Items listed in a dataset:
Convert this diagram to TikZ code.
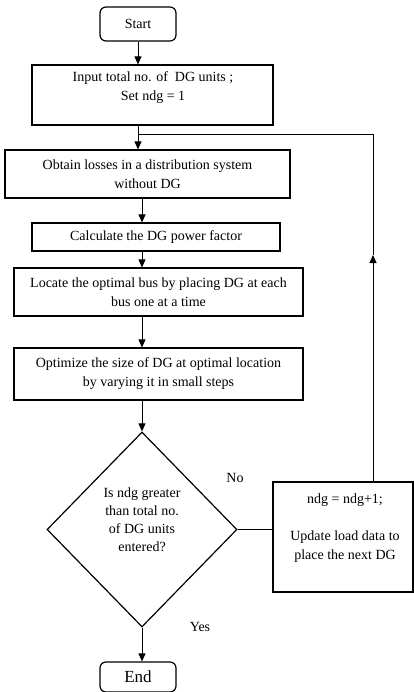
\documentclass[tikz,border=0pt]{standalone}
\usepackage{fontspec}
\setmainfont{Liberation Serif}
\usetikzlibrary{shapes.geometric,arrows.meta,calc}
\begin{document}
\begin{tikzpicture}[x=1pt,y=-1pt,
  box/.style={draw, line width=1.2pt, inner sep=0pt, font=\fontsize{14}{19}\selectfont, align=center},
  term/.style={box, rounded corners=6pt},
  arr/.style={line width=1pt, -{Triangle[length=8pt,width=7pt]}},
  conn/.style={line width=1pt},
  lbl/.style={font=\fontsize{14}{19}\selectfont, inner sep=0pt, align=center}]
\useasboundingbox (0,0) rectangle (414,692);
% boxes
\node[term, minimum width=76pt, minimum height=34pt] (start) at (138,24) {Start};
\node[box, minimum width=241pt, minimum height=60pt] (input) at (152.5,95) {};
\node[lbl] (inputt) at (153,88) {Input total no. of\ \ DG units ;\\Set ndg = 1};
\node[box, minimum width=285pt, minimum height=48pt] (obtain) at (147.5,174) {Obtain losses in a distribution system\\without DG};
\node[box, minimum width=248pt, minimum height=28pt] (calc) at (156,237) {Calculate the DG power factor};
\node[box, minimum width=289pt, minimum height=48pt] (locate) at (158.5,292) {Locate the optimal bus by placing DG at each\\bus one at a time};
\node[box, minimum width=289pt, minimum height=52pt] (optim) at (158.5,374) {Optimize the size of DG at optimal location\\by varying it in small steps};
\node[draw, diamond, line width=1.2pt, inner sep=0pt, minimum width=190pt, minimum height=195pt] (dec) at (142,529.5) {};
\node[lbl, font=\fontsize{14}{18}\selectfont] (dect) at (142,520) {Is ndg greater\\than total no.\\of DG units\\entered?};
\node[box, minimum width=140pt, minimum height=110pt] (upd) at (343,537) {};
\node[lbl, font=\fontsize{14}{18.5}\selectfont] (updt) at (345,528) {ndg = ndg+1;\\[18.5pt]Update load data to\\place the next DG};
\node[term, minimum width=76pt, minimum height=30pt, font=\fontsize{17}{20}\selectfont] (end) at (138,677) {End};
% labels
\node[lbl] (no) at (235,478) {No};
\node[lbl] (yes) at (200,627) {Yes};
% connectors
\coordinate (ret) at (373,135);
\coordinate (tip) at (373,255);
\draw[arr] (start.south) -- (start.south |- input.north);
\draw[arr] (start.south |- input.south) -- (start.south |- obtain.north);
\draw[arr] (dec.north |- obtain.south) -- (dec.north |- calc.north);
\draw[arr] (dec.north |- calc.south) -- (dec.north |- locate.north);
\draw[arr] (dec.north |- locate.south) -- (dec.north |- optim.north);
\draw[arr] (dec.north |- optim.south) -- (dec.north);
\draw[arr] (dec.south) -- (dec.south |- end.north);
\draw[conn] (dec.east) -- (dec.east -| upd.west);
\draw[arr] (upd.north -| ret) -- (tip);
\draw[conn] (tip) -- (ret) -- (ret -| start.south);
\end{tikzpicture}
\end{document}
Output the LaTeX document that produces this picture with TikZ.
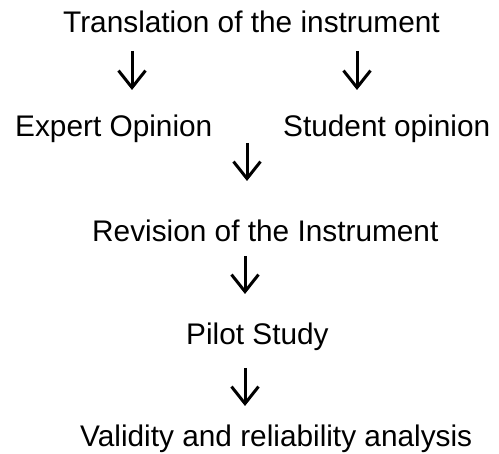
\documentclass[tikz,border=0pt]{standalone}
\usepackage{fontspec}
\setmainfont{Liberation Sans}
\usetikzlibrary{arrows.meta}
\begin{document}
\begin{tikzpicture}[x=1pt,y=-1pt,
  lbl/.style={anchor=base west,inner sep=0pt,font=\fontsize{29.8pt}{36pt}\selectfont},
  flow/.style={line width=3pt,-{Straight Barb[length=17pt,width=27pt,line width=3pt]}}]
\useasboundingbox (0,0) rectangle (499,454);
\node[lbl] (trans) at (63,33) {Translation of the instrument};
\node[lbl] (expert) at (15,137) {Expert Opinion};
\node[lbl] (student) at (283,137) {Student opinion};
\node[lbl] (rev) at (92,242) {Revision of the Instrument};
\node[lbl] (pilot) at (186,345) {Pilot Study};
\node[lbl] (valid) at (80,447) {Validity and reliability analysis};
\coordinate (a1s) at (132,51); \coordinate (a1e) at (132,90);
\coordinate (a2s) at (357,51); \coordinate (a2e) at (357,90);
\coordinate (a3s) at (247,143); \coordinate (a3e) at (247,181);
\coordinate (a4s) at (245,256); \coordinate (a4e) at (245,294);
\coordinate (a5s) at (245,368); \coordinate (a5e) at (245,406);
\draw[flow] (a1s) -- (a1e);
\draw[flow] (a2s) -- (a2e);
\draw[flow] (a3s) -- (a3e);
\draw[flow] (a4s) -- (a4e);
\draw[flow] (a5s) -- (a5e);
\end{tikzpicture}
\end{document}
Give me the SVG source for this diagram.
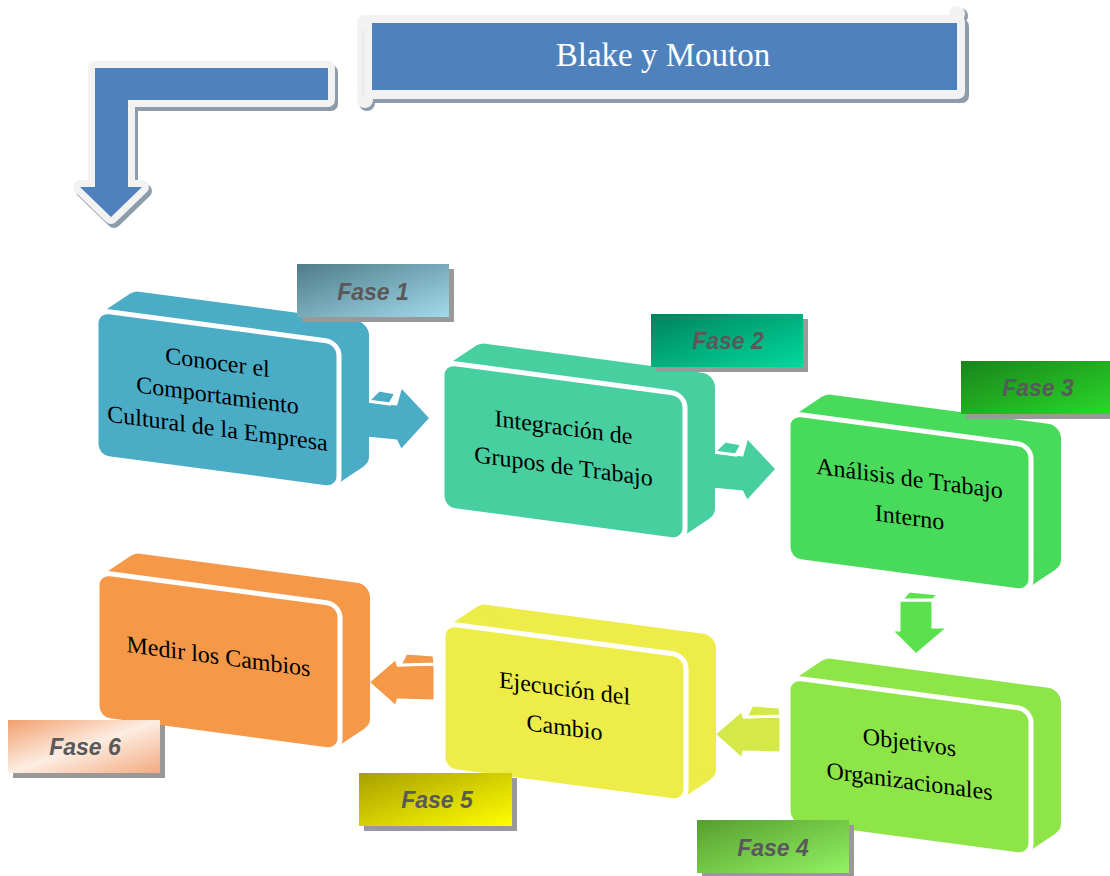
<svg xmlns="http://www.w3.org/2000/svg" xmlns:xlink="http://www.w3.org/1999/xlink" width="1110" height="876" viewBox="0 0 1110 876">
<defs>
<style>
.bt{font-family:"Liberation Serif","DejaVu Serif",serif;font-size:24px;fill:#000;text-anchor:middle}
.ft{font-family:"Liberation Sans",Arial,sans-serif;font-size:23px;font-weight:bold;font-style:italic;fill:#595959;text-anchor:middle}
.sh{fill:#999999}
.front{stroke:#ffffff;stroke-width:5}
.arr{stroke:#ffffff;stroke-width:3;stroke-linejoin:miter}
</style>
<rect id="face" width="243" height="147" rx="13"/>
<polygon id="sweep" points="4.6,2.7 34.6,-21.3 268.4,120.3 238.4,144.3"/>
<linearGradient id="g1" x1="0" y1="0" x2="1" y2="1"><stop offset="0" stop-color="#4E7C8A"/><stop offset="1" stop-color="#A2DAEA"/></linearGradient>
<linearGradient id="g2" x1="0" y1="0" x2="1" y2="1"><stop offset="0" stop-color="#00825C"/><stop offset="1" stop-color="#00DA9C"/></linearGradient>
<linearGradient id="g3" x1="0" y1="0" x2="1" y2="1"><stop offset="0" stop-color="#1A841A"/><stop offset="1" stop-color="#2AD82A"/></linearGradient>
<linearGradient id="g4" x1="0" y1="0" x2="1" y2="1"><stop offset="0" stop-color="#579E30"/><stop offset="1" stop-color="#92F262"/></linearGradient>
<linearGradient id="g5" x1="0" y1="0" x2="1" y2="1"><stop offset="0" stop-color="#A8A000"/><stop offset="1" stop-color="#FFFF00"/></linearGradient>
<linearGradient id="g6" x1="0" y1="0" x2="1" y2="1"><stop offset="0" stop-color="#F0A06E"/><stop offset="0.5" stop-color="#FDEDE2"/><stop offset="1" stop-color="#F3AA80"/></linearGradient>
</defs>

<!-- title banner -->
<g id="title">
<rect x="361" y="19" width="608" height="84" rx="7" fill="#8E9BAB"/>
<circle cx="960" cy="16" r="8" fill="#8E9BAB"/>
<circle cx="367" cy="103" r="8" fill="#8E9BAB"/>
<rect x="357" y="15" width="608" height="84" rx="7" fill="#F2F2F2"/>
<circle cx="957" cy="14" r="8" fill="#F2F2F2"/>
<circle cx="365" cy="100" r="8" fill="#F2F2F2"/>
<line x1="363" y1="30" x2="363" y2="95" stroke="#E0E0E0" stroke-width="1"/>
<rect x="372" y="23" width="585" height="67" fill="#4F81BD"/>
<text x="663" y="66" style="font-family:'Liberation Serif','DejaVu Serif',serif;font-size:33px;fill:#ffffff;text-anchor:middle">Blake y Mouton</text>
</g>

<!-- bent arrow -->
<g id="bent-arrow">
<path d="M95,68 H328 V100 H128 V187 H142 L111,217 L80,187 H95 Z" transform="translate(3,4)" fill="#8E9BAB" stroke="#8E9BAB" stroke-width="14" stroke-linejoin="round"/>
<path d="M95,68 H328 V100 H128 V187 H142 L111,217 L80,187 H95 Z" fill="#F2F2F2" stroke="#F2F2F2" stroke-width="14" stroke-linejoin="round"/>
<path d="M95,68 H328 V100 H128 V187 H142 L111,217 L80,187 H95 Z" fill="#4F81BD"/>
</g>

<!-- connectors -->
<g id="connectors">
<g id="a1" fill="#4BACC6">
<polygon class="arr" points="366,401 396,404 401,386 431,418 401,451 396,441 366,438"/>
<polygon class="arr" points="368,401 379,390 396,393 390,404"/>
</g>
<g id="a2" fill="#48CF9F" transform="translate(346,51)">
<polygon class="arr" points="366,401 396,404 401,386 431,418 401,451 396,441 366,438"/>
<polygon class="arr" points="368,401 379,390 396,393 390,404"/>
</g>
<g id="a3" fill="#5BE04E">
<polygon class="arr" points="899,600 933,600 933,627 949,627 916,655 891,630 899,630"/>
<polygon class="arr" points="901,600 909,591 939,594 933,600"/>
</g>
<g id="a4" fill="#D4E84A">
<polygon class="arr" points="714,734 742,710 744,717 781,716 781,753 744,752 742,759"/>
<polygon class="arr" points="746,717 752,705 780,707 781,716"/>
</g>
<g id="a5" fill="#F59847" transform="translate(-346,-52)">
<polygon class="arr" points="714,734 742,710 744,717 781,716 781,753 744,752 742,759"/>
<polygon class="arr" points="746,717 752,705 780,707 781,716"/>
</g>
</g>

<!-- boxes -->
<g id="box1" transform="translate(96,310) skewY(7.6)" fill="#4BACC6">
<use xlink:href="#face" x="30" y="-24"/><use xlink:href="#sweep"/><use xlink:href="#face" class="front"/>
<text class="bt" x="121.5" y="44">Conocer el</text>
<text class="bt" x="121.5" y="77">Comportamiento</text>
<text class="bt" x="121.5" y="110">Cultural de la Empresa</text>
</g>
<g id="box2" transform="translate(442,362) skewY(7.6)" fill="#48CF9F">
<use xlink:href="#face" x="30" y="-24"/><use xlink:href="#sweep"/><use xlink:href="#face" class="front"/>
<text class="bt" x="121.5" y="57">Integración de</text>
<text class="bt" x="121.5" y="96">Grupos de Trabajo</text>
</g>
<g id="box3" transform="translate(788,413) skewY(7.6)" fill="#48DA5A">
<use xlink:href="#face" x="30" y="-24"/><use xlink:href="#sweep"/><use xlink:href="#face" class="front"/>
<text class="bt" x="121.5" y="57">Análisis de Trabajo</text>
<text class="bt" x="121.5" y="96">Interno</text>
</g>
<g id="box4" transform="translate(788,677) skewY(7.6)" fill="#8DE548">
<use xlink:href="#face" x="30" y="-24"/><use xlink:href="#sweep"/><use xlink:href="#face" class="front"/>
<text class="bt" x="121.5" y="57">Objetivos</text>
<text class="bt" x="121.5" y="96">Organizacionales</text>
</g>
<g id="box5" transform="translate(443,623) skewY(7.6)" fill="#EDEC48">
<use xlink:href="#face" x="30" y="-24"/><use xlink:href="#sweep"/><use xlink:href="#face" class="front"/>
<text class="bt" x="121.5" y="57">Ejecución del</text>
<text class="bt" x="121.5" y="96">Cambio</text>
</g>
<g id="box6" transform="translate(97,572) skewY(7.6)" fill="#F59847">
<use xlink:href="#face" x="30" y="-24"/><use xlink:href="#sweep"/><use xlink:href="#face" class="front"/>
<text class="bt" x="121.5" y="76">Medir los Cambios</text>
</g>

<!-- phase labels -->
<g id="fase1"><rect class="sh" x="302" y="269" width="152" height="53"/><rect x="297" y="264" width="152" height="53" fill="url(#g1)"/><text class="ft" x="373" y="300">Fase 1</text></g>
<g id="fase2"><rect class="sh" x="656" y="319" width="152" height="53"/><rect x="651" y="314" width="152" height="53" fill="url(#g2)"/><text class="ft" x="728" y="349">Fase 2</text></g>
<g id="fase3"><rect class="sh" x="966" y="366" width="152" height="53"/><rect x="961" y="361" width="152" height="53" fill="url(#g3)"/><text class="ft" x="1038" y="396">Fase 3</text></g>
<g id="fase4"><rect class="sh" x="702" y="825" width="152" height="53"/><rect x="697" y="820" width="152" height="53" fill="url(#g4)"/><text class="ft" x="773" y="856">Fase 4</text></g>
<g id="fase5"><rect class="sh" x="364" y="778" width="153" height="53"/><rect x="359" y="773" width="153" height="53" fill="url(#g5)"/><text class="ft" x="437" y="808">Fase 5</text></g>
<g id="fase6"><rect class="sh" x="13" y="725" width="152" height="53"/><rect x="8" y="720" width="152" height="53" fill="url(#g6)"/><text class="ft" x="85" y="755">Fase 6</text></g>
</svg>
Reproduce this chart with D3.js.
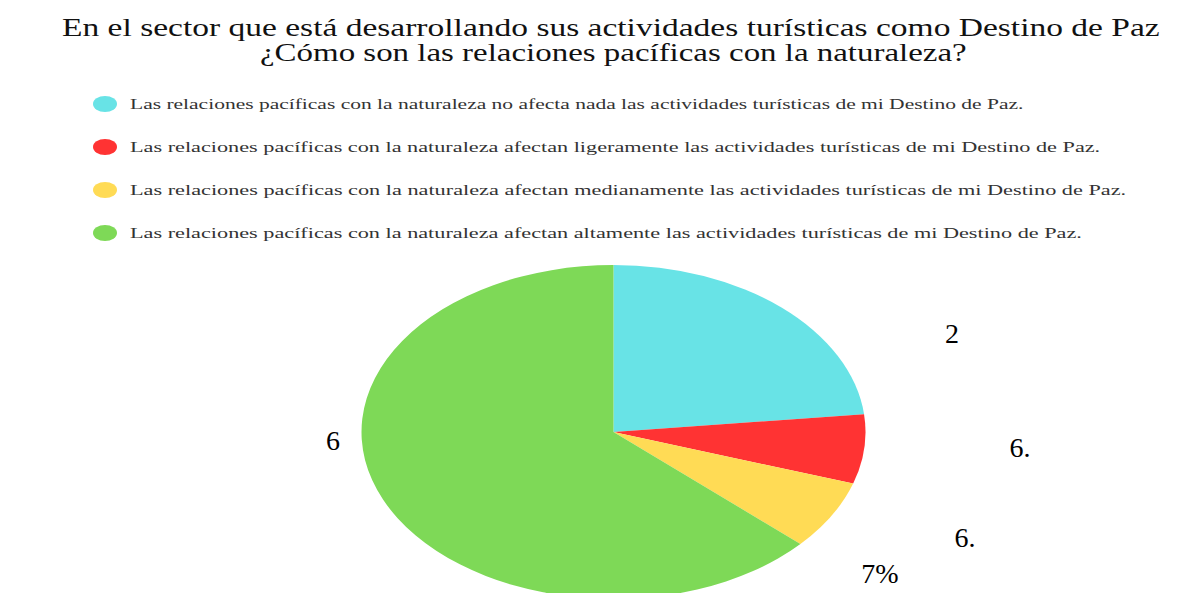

◆ **INSTRUCTIONS FOR THE TASK**: Provide only the number of lines in the entries that hold the word "diagram".

◆ **TASK ANSWER**: 2